How deep do outdoor cables need to be buried?

Under BS 7671 (UK), the industry-standard minimum is 500 mm in gardens or anywhere likely to be hand-dug, with around 450 mm acceptable under driveways and other sealed surfaces. Under NEC 300.5 (US), direct-buried 120V cable needs 24 in (610 mm), 18 in (457 mm) for GFCI-protected residential branch circuits, and 6 in (152 mm) for listed low-voltage (≤30V) landscape lighting. Lay marker tape at around 150 mm above any buried cable.

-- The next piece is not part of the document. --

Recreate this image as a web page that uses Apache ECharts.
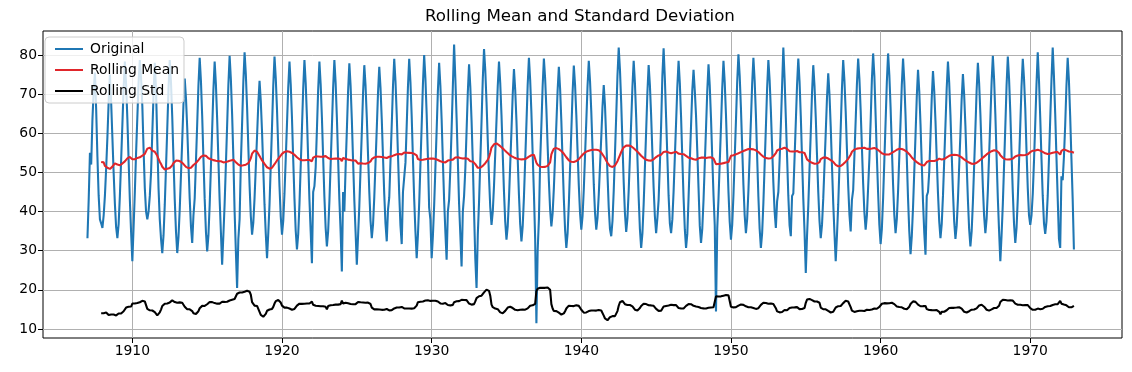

The 3-Step Outdoor Lighting Safety Checklist

Before energising any new outdoor lighting, run through these three checks. If any one is missing, the install isn't ready:

Dedicated circuit. Wire outdoor lights on a separate circuit from indoor lighting wherever possible, sized for the cable type and run length you're using (6A MCB on 1.5 mm² in the UK; 15A or 20A breaker on 14/12 AWG in the US).
Correct cable and burial depth. Use SWA (UK) or UF-B (US) for direct burial. Bury at the depth required by your country's standard, with marker tape ~150 mm above the cable.
Earth-fault protection plus IP-rated fittings. RCD/RCBO (UK) or GFCI (US) on the circuit, and an IP44+ fitting at every outdoor location — IP65 or higher in fully exposed positions.

If any of those three is missing, the install isn't safe — and it's almost always cheaper to bring in a registered electrician than to redo a buried run after the fact.